Sunday, November 21, 2010

Revenge Tragedies not by Shakespeare

While this is a Shakespeare blog and Shakespeare is undoubtedly the focus, there were many other wonderful playwrights and plays from the 16th and 17th centuries. This year, the Philadelphia Shakespeare Theater will present Hamlet, so I thought I'd list some of my other favorite revenge tragedies of the period.

As anyone who came to the lecture two weeks ago knows, I love Thomas Kyd's The Spanish Tragedy. What's not to love about a play where Revenge and a ghost watch the entire action, where the revenge takes place in a play within a play where each character speaks a different language, and where the main character bites out his own tongue?

Another weird and wonderful play of the period is The Revenger's Tragedy by Thomas Middleton. The world of the play is deeply cynical, but the language is beautiful and Vindice (the main character) is fascinating--what Hamlet would have been like if he'd brooded on revenge for years instead of days. This is the only play of the period for which there is a good film version.

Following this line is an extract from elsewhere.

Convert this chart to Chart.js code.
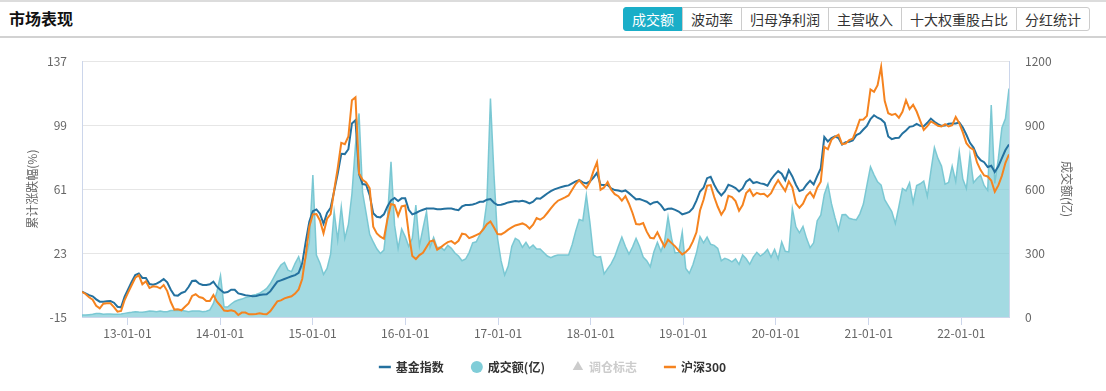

 The Duchess of Malfi Homepage calls it "one of the greatest achievements of English Renaissance drama" and I agree. The Duchess is the equal to Shakespeare's Cleopatra in the richness and majesty of her character, the love between her and Antonio is, hands down, the most moving portrait of married love created in the period, and the psychological tension is almost unbearable.


Finally, I have to mention the fabulously named 'Tis Pity She's a Whore, about which I have only one thing to say: Romeo and Juliet with incest. Okay, I'll say one other thing. You will actually find yourself rooting for the brother and sister/lovers. Really.


While it would be wonderful if we could see these plays acted, they all read very well (especially 'Tis Pity She's a Whore) and all the plays are available in reasonably priced, well footnoted editions. So if you're looking for something to while away the long winter nights, any of these plays would go wonderfully with the dark and cold of late November!

1 comment:

  1. American Shakespeare Center will be doing Tis Pity She's A Whore on tour in 2011-12.